The other day, a family member offered to run to Subway, and Kandace was excited. She didn’t have time to go herself, and while it might not be her favorite, it would certainly have been nice to have lunch.
The only problem is that Subway does not have a “default configuration” of their sandwiches. Let’s say that you want the “Cold Cut Combo.” This sandwich features turkey, bologna, “turkey ham” and “turkey salami” – strange enough already – but as for the vegetables and toppings, nothing is specified. If you go in and ask for that sandwich, you’ll be hammered with at least a dozen more questions. Do you want onion? Do you want tomato? What kind of bread? Mayo?
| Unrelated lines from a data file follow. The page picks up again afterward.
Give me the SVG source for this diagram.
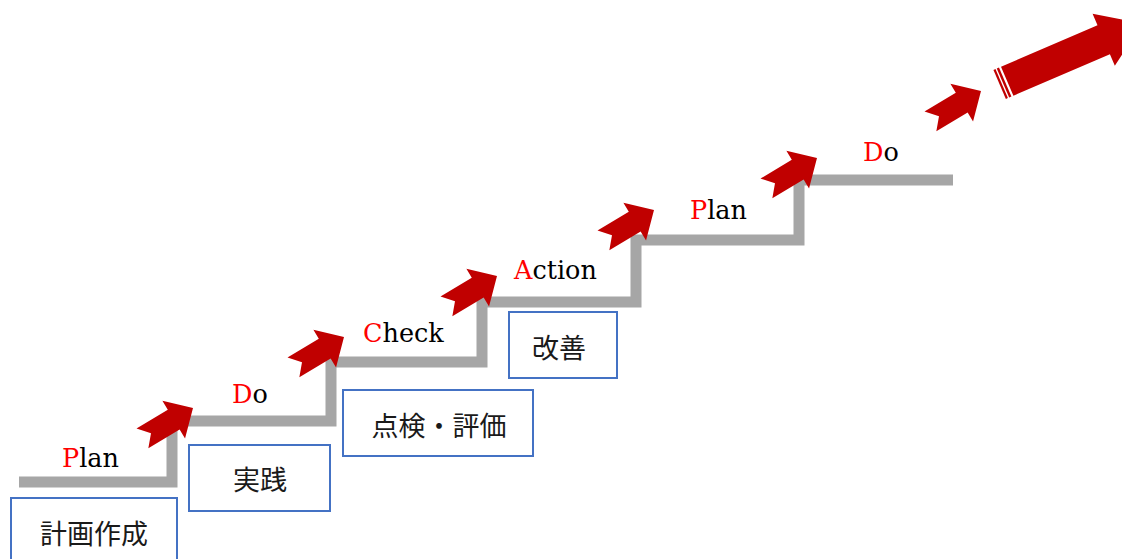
<svg xmlns="http://www.w3.org/2000/svg" xmlns:xlink="http://www.w3.org/1999/xlink" width="1122" height="559" viewBox="0 0 1122 559">
  <style>
    .stair { fill: none; stroke: #a6a6a6; stroke-width: 11; stroke-linejoin: miter; stroke-linecap: butt; }
    .arrow { fill: #c00000; stroke: none; }
    .box { fill: #ffffff; stroke: #4472c4; stroke-width: 2; }
    .lbl { font-family: "DejaVu Serif", "Liberation Serif", serif; font-size: 25.5px; fill: #000000; }
    .init { fill: #ff0000; }
    .jp { font-family: "Noto Sans CJK JP", "Noto Sans CJK SC", sans-serif; font-size: 27px; fill: #1a1a1a; text-anchor: middle; }
  </style>
  <defs>
    <path id="arr" d="M0,0 L-22.5,-22 L-22.5,-11.5 L-59,-11.5 L-49,0 L-59,11.5 L-22.5,11.5 L-22.5,22 Z"/>
  </defs>
  <rect width="1122" height="559" fill="#ffffff"/>

  <g id="stairs">
    <polyline class="stair" points="19,482 172,482 172,421 331,421 331,362 482,362 482,302 636,302 636,240 799,240 799,180 953,180"/>
  </g>

  <g id="connectors">
    <use xlink:href="#arr" class="arrow" transform="translate(193,408) rotate(-31)"/>
    <use xlink:href="#arr" class="arrow" transform="translate(344,337) rotate(-31)"/>
    <use xlink:href="#arr" class="arrow" transform="translate(497,276) rotate(-31)"/>
    <use xlink:href="#arr" class="arrow" transform="translate(654,210) rotate(-31)"/>
    <use xlink:href="#arr" class="arrow" transform="translate(817,158) rotate(-31)"/>
    <use xlink:href="#arr" class="arrow" transform="translate(981,91) rotate(-31)"/>
    <g id="big-arrow" class="arrow" transform="translate(1001,66.7) rotate(-23.2)">
      <rect x="-8.2" y="0" width="2.2" height="31.5"/>
      <rect x="-4.6" y="0" width="2.4" height="31.5"/>
      <path d="M0,0 L105,0 L105,-12.5 L147,15.75 L105,44 L105,31.5 L0,31.5 Z"/>
    </g>
  </g>

  <g id="step1">
    <text class="lbl" x="62" y="467"><tspan class="init">P</tspan>lan</text>
    <rect class="box" x="11" y="498" width="166" height="70"/>
    <text class="jp" x="94" y="544">計画作成</text>
  </g>
  <g id="step2">
    <text class="lbl" x="232" y="403"><tspan class="init">D</tspan>o</text>
    <rect class="box" x="189" y="445" width="141" height="66"/>
    <text class="jp" x="260" y="490">実践</text>
  </g>
  <g id="step3">
    <text class="lbl" x="363" y="342"><tspan class="init">C</tspan>heck</text>
    <rect class="box" x="343" y="390" width="190" height="66"/>
    <text class="jp" x="439" y="436">点検・評価</text>
  </g>
  <g id="step4">
    <text class="lbl" x="514" y="279"><tspan class="init">A</tspan>ction</text>
    <rect class="box" x="509" y="312" width="108" height="66"/>
    <text class="jp" x="559" y="358">改善</text>
  </g>
  <g id="step5">
    <text class="lbl" x="690" y="219"><tspan class="init">P</tspan>lan</text>
  </g>
  <g id="step6">
    <text class="lbl" x="863" y="161"><tspan class="init">D</tspan>o</text>
  </g>
</svg>
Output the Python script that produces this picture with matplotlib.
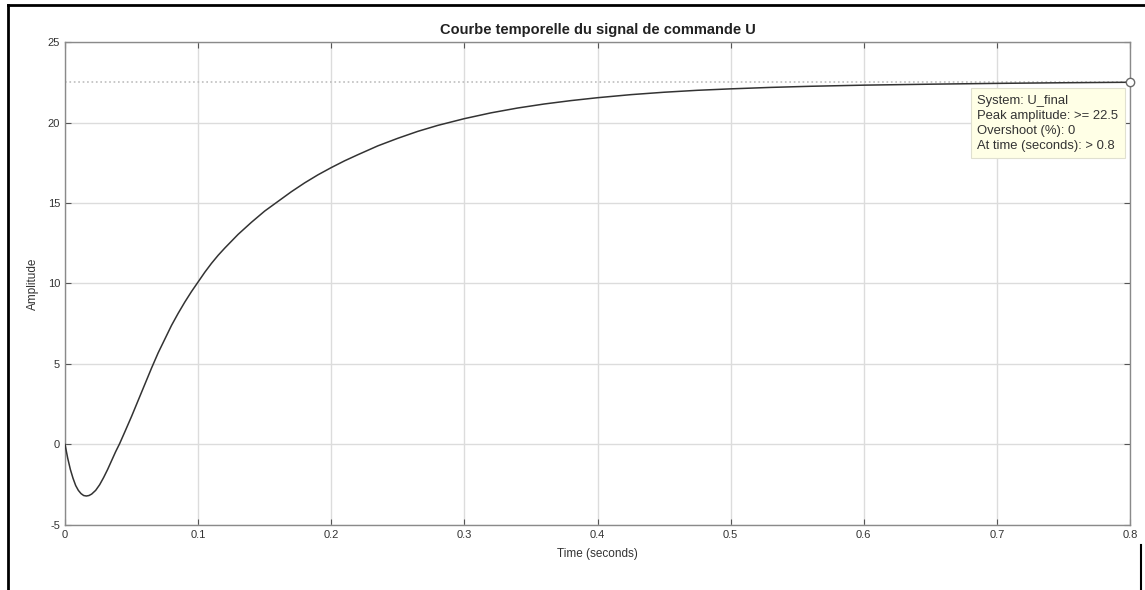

Now most folks evidently feel drawn to a plethora of choices. That is a big part of Subway’s advertising campaigns – you can have it your way. But Kandace never did get her sandwich. It was just too painful to figure out what to order, since there are no defaults at Subway. You simply cannot specify the “Cold Cut Combo” and be done with it!
For lunch today, we went to a local sandwich shop called Bunk. I ordered their “Italian Cured Meats with Provolone Picante and Hot Peppers.” This sandwich is amazing, and there is not a single choice. I think probably you CAN ask for changes or substitutions, but why would you? The way they prepare this sandwich is the way it SHOULD be prepared. They are the experts, they’re using wonderful ingredients, and it would be stupid of me to change things around for no good reason.
That’s the problem with not having a “default configuration,” in sandwich choices or most anywhere else. In our choice-filled society, we often forget the value of having the expert choose the configuration. But why? They’re the expert. They’re the chefs, the designers, the curators. These people spend an immense amount of time studying the choices, experimenting with the options, and coming up with the best of all possible worlds.